- [Exercise task] From the listing below, copy word for word every line starting at the one that includes "Give me the matplotlib source for this chart." and ending at the one that includes "ax.set_axisbelow(True)"; the pictures are omitted.

-- start Material provided --

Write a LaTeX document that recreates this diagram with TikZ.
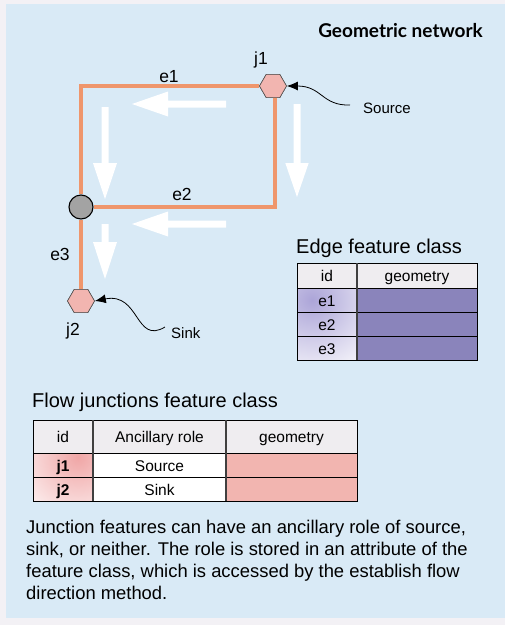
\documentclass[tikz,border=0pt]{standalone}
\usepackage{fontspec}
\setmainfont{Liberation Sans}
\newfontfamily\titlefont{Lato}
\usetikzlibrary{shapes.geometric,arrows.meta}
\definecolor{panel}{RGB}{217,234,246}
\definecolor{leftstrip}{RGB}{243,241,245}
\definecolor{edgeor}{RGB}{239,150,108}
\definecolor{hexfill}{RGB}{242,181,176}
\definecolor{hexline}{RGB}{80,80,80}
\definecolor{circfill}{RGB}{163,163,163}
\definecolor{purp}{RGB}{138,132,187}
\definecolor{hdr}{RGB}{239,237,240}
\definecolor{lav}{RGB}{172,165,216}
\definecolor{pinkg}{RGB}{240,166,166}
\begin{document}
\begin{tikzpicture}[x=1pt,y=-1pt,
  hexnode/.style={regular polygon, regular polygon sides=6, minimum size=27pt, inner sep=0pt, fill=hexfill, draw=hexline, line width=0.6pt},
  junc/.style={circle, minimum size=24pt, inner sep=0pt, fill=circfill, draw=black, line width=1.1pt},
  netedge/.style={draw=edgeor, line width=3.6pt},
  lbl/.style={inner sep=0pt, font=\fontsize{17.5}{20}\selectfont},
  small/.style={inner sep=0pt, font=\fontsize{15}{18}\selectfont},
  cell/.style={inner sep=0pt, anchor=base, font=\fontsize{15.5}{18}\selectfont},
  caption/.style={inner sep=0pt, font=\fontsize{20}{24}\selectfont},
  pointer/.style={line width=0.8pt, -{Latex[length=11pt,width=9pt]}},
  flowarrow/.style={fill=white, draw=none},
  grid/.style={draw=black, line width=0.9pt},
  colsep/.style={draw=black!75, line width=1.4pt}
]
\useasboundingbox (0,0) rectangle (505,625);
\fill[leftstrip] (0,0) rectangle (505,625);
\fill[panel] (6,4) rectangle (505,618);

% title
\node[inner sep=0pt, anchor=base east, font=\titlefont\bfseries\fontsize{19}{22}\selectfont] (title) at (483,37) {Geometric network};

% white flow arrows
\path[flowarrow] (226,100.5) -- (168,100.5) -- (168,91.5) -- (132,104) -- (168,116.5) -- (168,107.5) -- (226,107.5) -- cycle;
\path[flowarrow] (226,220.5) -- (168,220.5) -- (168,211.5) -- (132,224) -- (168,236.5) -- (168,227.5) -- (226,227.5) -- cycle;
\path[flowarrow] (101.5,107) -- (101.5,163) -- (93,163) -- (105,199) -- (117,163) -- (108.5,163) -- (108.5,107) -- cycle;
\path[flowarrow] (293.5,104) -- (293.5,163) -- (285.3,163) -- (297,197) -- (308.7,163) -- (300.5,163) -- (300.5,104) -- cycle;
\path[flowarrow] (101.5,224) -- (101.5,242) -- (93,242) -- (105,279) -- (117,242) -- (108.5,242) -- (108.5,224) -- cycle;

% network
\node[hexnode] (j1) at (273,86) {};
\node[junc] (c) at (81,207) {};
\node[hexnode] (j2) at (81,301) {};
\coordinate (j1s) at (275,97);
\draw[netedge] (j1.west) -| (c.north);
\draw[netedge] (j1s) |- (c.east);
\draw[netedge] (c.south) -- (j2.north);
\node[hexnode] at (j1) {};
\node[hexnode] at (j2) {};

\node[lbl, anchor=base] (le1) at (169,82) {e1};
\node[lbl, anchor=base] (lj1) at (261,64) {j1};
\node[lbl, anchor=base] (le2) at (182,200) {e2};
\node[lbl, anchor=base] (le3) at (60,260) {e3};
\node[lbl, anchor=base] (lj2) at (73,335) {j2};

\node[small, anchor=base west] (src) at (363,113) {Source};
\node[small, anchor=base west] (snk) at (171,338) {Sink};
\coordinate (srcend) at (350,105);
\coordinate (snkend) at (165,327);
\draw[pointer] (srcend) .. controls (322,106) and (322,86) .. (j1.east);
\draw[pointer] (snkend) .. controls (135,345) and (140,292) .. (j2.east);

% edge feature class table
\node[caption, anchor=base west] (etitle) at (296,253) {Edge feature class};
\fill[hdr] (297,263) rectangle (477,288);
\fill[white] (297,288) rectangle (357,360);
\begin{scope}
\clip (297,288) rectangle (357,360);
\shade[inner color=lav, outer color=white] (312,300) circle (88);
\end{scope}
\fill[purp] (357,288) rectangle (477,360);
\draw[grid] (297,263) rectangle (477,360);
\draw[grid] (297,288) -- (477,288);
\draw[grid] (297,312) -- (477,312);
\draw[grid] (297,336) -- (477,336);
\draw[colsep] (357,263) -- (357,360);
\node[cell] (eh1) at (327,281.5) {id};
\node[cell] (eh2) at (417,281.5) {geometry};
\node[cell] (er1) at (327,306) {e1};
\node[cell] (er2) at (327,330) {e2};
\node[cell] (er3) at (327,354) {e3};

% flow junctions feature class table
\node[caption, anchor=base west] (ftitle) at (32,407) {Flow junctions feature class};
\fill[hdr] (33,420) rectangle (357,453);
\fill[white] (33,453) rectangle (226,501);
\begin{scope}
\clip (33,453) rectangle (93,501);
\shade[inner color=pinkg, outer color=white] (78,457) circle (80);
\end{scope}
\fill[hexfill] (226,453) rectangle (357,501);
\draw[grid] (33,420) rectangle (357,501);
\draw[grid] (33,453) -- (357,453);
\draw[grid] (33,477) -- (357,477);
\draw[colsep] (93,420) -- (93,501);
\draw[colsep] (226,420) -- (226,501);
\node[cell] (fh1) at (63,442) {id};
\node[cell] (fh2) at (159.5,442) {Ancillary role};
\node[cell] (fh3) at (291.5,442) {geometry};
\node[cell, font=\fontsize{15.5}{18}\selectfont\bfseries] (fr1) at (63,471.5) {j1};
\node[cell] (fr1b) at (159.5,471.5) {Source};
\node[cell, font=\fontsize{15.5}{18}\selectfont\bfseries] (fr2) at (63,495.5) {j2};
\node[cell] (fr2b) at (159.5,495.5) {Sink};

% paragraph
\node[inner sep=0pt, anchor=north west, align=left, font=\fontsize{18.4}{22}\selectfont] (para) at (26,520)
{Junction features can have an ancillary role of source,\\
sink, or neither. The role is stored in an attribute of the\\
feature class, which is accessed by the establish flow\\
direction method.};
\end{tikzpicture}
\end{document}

-- end Material provided --
-- start Material provided --

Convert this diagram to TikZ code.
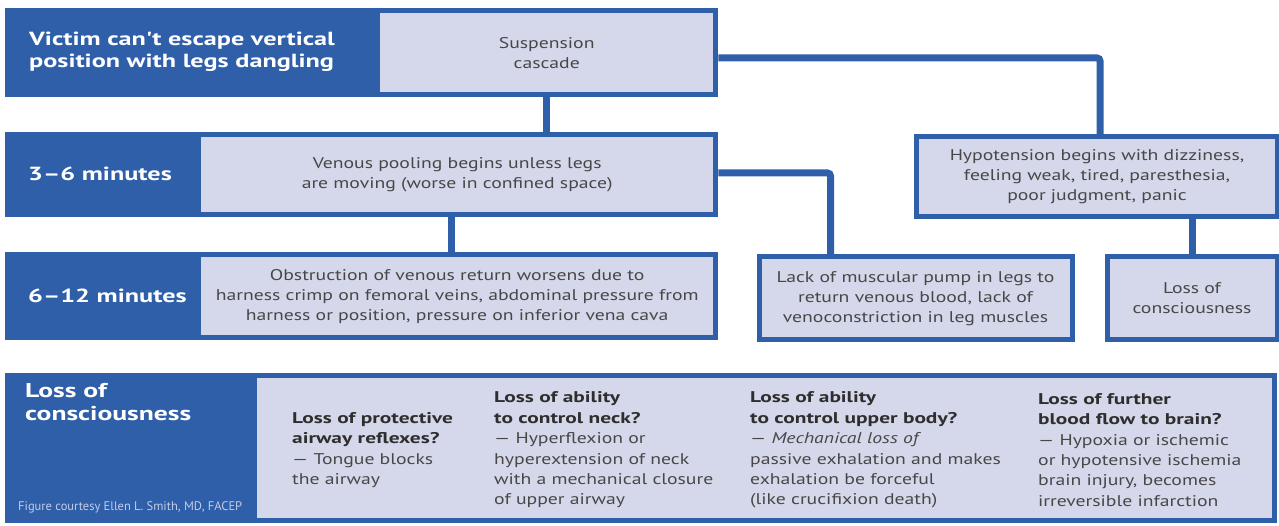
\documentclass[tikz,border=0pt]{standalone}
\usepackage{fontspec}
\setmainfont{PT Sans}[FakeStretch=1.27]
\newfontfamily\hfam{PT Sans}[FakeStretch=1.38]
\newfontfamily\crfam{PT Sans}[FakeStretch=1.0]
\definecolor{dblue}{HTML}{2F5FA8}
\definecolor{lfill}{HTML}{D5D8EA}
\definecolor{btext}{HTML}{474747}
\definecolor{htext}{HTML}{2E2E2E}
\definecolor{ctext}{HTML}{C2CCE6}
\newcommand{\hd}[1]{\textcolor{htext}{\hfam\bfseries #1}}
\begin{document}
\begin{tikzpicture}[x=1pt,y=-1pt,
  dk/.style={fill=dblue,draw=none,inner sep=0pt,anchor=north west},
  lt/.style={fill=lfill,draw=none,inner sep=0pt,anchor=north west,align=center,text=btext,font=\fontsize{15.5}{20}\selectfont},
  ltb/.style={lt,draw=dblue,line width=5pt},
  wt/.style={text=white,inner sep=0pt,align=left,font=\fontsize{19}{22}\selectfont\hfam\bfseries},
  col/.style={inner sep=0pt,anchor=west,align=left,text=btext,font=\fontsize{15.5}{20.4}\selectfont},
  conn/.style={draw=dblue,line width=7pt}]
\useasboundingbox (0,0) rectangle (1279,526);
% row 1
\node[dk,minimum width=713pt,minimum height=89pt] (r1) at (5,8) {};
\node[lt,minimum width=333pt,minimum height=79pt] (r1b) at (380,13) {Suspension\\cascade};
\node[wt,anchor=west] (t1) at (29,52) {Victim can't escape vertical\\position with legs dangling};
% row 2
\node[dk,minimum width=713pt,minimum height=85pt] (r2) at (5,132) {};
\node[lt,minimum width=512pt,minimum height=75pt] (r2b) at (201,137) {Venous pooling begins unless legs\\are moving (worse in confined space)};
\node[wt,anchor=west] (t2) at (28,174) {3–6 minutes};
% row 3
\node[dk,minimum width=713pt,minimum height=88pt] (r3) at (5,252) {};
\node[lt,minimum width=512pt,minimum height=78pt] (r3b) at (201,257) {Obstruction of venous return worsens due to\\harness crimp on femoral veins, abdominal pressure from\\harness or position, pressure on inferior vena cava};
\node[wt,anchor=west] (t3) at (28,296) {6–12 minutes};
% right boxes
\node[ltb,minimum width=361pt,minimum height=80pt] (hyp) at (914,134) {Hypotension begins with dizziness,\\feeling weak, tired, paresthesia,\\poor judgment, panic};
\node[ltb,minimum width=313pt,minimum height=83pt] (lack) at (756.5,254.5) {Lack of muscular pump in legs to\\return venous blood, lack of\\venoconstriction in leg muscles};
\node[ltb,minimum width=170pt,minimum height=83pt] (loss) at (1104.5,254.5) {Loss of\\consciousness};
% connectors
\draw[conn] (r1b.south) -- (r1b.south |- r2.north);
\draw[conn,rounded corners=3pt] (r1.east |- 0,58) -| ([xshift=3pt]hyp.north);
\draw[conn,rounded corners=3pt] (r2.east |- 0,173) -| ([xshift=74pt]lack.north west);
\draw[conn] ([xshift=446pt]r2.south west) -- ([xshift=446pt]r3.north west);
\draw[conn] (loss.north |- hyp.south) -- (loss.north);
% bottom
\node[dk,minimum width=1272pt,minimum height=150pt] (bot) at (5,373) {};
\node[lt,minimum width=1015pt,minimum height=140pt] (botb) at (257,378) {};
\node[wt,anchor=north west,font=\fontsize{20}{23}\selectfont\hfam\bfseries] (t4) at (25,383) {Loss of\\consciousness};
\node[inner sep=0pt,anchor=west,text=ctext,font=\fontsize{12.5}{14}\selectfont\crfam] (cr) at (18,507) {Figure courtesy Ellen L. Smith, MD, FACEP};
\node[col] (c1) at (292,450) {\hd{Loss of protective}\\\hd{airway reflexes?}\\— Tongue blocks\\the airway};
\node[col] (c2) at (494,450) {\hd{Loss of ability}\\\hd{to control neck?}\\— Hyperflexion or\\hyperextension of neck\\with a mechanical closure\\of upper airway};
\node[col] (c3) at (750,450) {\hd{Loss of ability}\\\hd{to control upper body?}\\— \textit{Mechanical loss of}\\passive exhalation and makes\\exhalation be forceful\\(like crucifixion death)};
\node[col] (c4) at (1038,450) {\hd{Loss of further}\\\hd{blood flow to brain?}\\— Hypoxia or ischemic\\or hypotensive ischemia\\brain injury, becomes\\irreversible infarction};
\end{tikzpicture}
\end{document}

-- end Material provided --
-- start Material provided --

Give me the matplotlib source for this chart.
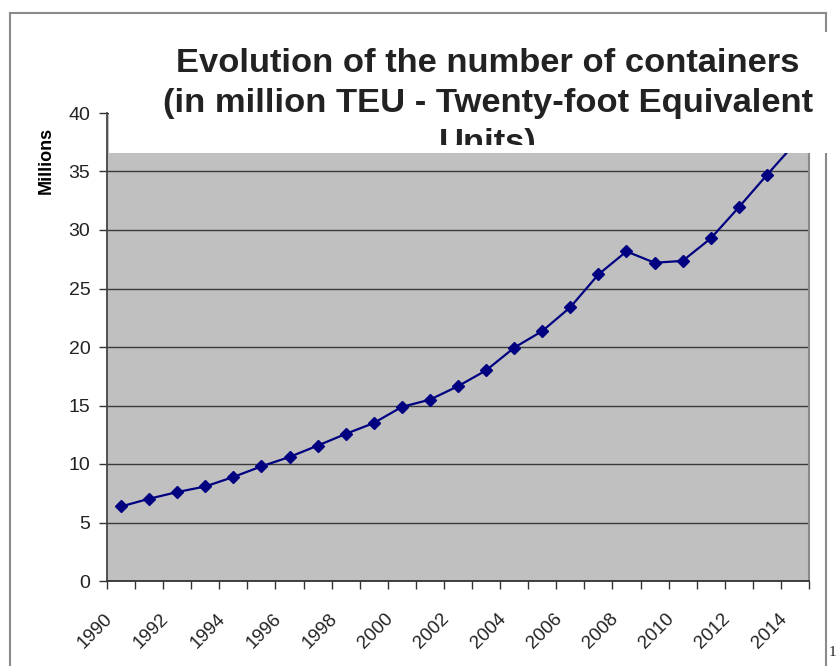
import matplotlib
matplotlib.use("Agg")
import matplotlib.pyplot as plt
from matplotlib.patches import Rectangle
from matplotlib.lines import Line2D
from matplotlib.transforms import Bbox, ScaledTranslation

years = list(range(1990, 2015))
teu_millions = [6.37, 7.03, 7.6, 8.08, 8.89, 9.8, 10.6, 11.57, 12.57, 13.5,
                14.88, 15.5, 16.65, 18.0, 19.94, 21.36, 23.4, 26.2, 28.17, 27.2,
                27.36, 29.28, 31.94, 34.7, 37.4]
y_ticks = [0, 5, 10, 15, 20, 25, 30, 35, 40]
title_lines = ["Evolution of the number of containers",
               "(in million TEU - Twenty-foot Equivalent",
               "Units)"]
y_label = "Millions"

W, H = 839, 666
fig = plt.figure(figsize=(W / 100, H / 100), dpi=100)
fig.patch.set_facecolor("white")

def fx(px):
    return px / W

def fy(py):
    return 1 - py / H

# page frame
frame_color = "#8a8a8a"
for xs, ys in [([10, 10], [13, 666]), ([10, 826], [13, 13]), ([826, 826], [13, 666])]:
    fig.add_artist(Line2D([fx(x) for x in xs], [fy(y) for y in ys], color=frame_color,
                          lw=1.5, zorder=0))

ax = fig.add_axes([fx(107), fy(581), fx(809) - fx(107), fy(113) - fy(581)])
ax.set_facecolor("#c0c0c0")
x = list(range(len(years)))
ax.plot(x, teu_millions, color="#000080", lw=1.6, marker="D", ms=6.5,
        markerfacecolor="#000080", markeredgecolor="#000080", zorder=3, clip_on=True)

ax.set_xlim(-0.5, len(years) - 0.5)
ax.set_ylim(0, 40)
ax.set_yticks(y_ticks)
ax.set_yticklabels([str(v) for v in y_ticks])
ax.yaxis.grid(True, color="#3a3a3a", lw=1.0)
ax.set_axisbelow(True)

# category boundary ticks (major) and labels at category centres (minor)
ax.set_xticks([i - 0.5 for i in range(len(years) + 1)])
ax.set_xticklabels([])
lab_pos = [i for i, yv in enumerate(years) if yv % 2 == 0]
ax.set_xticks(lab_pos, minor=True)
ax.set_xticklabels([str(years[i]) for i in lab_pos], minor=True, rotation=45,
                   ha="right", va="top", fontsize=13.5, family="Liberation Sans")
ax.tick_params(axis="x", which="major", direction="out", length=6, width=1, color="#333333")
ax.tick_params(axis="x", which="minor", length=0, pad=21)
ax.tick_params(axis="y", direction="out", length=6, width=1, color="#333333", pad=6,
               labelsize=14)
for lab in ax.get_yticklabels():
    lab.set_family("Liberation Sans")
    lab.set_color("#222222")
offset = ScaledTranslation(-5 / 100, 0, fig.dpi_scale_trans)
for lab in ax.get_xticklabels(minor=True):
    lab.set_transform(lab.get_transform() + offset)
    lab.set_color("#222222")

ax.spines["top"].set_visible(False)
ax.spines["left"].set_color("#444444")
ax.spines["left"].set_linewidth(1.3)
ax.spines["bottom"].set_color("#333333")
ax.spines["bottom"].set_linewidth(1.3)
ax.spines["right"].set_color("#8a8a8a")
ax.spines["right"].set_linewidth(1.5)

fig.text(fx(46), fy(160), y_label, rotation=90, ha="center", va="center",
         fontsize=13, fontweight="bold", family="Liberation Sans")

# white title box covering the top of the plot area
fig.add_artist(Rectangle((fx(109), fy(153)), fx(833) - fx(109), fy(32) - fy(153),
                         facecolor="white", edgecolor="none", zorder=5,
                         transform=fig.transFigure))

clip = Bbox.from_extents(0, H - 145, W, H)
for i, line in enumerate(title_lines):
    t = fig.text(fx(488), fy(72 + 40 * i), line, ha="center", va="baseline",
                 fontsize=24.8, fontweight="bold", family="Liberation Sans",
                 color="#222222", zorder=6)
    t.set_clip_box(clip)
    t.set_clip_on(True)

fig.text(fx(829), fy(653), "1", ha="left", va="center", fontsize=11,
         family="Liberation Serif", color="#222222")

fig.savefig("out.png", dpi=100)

-- end Material provided --

- [The response]
Give me the matplotlib source for this chart.
import matplotlib
matplotlib.use("Agg")
import matplotlib.pyplot as plt
from matplotlib.patches import Rectangle
from matplotlib.lines import Line2D
from matplotlib.transforms import Bbox, ScaledTranslation

years = list(range(1990, 2015))
teu_millions = [6.37, 7.03, 7.6, 8.08, 8.89, 9.8, 10.6, 11.57, 12.57, 13.5,
                14.88, 15.5, 16.65, 18.0, 19.94, 21.36, 23.4, 26.2, 28.17, 27.2,
                27.36, 29.28, 31.94, 34.7, 37.4]
y_ticks = [0, 5, 10, 15, 20, 25, 30, 35, 40]
title_lines = ["Evolution of the number of containers",
               "(in million TEU - Twenty-foot Equivalent",
               "Units)"]
y_label = "Millions"

W, H = 839, 666
fig = plt.figure(figsize=(W / 100, H / 100), dpi=100)
fig.patch.set_facecolor("white")

def fx(px):
    return px / W

def fy(py):
    return 1 - py / H

# page frame
frame_color = "#8a8a8a"
for xs, ys in [([10, 10], [13, 666]), ([10, 826], [13, 13]), ([826, 826], [13, 666])]:
    fig.add_artist(Line2D([fx(x) for x in xs], [fy(y) for y in ys], color=frame_color,
                          lw=1.5, zorder=0))

ax = fig.add_axes([fx(107), fy(581), fx(809) - fx(107), fy(113) - fy(581)])
ax.set_facecolor("#c0c0c0")
x = list(range(len(years)))
ax.plot(x, teu_millions, color="#000080", lw=1.6, marker="D", ms=6.5,
        markerfacecolor="#000080", markeredgecolor="#000080", zorder=3, clip_on=True)

ax.set_xlim(-0.5, len(years) - 0.5)
ax.set_ylim(0, 40)
ax.set_yticks(y_ticks)
ax.set_yticklabels([str(v) for v in y_ticks])
ax.yaxis.grid(True, color="#3a3a3a", lw=1.0)
ax.set_axisbelow(True)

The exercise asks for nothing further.